> **Written task**: Set down the material below word for word, excluding the pictures.
"""
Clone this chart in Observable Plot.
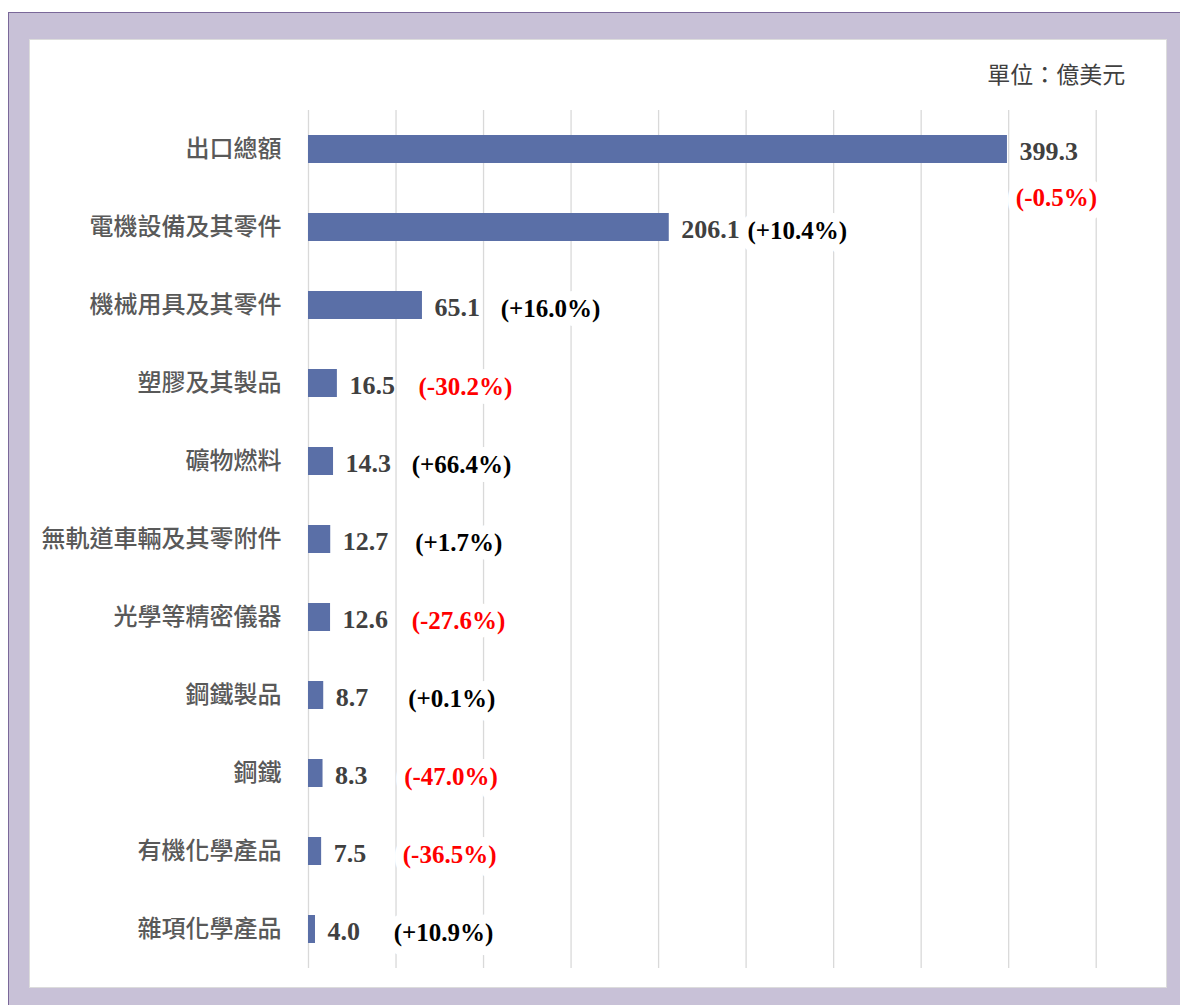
<!DOCTYPE html>
<html>
<head>
<meta charset="utf-8">
<script src="https://cdn.jsdelivr.net/npm/d3@7"></script>
<script src="https://cdn.jsdelivr.net/npm/@observablehq/plot@0.6"></script>
<style>
  html, body { margin: 0; padding: 0; background: #ffffff; overflow: hidden; }
  #page { position: relative; width: 1180px; height: 1005px; }
  #outer { position: absolute; left: 8px; top: 12px; right: 0; bottom: 0;
           background: #c8c1d7; border-top: 1.5px solid #7a6899; border-left: 1.5px solid #7a6899; }
  #inner { position: absolute; left: 29px; top: 39px; width: 1136px; height: 947px;
           background: #ffffff; border: 1px solid #dcdcdc; }
  #chart { position: absolute; left: 0; top: 0; }
</style>
</head>
<body>
<div id="page">
  <div id="outer"></div>
  <div id="inner"></div>
  <div id="chart"></div>
</div>
<script>
const categories = ["出口總額", "電機設備及其零件", "機械用具及其零件", "塑膠及其製品", "礦物燃料",
  "無軌道車輛及其零附件", "光學等精密儀器", "鋼鐵製品", "鋼鐵", "有機化學產品", "雜項化學產品"];
const values = [399.3, 206.1, 65.1, 16.5, 14.3, 12.7, 12.6, 8.7, 8.3, 7.5, 4.0];
const growth = [-0.5, 10.4, 16.0, -30.2, 66.4, 1.7, -27.6, 0.1, -47.0, -36.5, 10.9];
const gridTicks = [0, 50, 100, 150, 200, 250, 300, 350, 400, 450];
const unitLabel = "單位：億美元";

const data = categories.map((name, i) => ({
  name, value: values[i], growth: growth[i],
  pct: `(${growth[i] >= 0 ? "+" : ""}${growth[i].toFixed(1)}%)`,
  total: i === 0
}));

const serif = "'Liberation Serif', 'Times New Roman', serif";
const sans = "'Noto Sans CJK TC', 'Noto Sans', sans-serif";

const chart = Plot.plot({
  width: 1180,
  height: 1005,
  marginTop: 110,
  marginBottom: 37,
  marginLeft: 308,
  marginRight: 84.3,
  style: { background: "transparent", overflow: "visible" },
  x: { domain: [0, 450], axis: null },
  y: { domain: categories, paddingInner: 0.64, paddingOuter: 0.32, axis: null },
  marks: [
    Plot.gridX(gridTicks, { stroke: "#d9d9d9", strokeOpacity: 1, strokeWidth: 1.3 }),
    Plot.barX(data, { x: "value", y: "name", fill: "#5a6fa7" }),
    // category labels
    Plot.text(data, { y: "name", text: "name", frameAnchor: "left", textAnchor: "end", dx: -27, dy: 0,
      fontFamily: sans, fontSize: 24, fontWeight: 500, fill: "#595959" }),
    // value labels
    Plot.text(data, { x: "value", y: "name", text: d => d.value.toFixed(1), textAnchor: "start", dx: 12, dy: 2,
      fontFamily: serif, fontSize: 26, fontWeight: "bold", fill: "#404040" }),
    // growth labels (non-total rows)
    Plot.text(data.filter(d => !d.total), { x: "value", y: "name", text: "pct", textAnchor: "middle", dx: 128, dy: 3,
      fontFamily: serif, fontSize: 25, fontWeight: "bold",
      fill: d => d.growth < 0 ? "#ff0000" : "#000000",
      stroke: "white", strokeWidth: 18, paintOrder: "stroke", strokeLinejoin: "round" }),
    // growth label for total row (placed below)
    Plot.text(data.filter(d => d.total), { x: "value", y: "name", text: "pct", textAnchor: "middle", dx: 49, dy: 48,
      fontFamily: serif, fontSize: 25, fontWeight: "bold",
      fill: d => d.growth < 0 ? "#ff0000" : "#000000",
      stroke: "white", strokeWidth: 18, paintOrder: "stroke", strokeLinejoin: "round" }),
    // unit caption
    Plot.text([unitLabel], { frameAnchor: "top-right", textAnchor: "end", lineAnchor: "middle", dx: 29, dy: -35,
      fontFamily: sans, fontSize: 23, fill: "#404040" })
  ]
});
document.getElementById("chart").appendChild(chart);
</script>
</body>
</html>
"""
> **Output for this exercise**:
Clone this chart in Observable Plot.
<!DOCTYPE html>
<html>
<head>
<meta charset="utf-8">
<script src="https://cdn.jsdelivr.net/npm/d3@7"></script>
<script src="https://cdn.jsdelivr.net/npm/@observablehq/plot@0.6"></script>
<style>
  html, body { margin: 0; padding: 0; background: #ffffff; overflow: hidden; }
  #page { position: relative; width: 1180px; height: 1005px; }
  #outer { position: absolute; left: 8px; top: 12px; right: 0; bottom: 0;
           background: #c8c1d7; border-top: 1.5px solid #7a6899; border-left: 1.5px solid #7a6899; }
  #inner { position: absolute; left: 29px; top: 39px; width: 1136px; height: 947px;
           background: #ffffff; border: 1px solid #dcdcdc; }
  #chart { position: absolute; left: 0; top: 0; }
</style>
</head>
<body>
<div id="page">
  <div id="outer"></div>
  <div id="inner"></div>
  <div id="chart"></div>
</div>
<script>
const categories = ["出口總額", "電機設備及其零件", "機械用具及其零件", "塑膠及其製品", "礦物燃料",
  "無軌道車輛及其零附件", "光學等精密儀器", "鋼鐵製品", "鋼鐵", "有機化學產品", "雜項化學產品"];
const values = [399.3, 206.1, 65.1, 16.5, 14.3, 12.7, 12.6, 8.7, 8.3, 7.5, 4.0];
const growth = [-0.5, 10.4, 16.0, -30.2, 66.4, 1.7, -27.6, 0.1, -47.0, -36.5, 10.9];
const gridTicks = [0, 50, 100, 150, 200, 250, 300, 350, 400, 450];
const unitLabel = "單位：億美元";

const data = categories.map((name, i) => ({
  name, value: values[i], growth: growth[i],
  pct: `(${growth[i] >= 0 ? "+" : ""}${growth[i].toFixed(1)}%)`,
  total: i === 0
}));

const serif = "'Liberation Serif', 'Times New Roman', serif";
const sans = "'Noto Sans CJK TC', 'Noto Sans', sans-serif";

const chart = Plot.plot({
  width: 1180,
  height: 1005,
  marginTop: 110,
  marginBottom: 37,
  marginLeft: 308,
  marginRight: 84.3,
  style: { background: "transparent", overflow: "visible" },
  x: { domain: [0, 450], axis: null },
  y: { domain: categories, paddingInner: 0.64, paddingOuter: 0.32, axis: null },
  marks: [
    Plot.gridX(gridTicks, { stroke: "#d9d9d9", strokeOpacity: 1, strokeWidth: 1.3 }),
    Plot.barX(data, { x: "value", y: "name", fill: "#5a6fa7" }),
    // category labels
    Plot.text(data, { y: "name", text: "name", frameAnchor: "left", textAnchor: "end", dx: -27, dy: 0,
      fontFamily: sans, fontSize: 24, fontWeight: 500, fill: "#595959" }),
    // value labels
    Plot.text(data, { x: "value", y: "name", text: d => d.value.toFixed(1), textAnchor: "start", dx: 12, dy: 2,
      fontFamily: serif, fontSize: 26, fontWeight: "bold", fill: "#404040" }),
    // growth labels (non-total rows)
    Plot.text(data.filter(d => !d.total), { x: "value", y: "name", text: "pct", textAnchor: "middle", dx: 128, dy: 3,
      fontFamily: serif, fontSize: 25, fontWeight: "bold",
      fill: d => d.growth < 0 ? "#ff0000" : "#000000",
      stroke: "white", strokeWidth: 18, paintOrder: "stroke", strokeLinejoin: "round" }),
    // growth label for total row (placed below)
    Plot.text(data.filter(d => d.total), { x: "value", y: "name", text: "pct", textAnchor: "middle", dx: 49, dy: 48,
      fontFamily: serif, fontSize: 25, fontWeight: "bold",
      fill: d => d.growth < 0 ? "#ff0000" : "#000000",
      stroke: "white", strokeWidth: 18, paintOrder: "stroke", strokeLinejoin: "round" }),
    // unit caption
    Plot.text([unitLabel], { frameAnchor: "top-right", textAnchor: "end", lineAnchor: "middle", dx: 29, dy: -35,
      fontFamily: sans, fontSize: 23, fill: "#404040" })
  ]
});
document.getElementById("chart").appendChild(chart);
</script>
</body>
</html>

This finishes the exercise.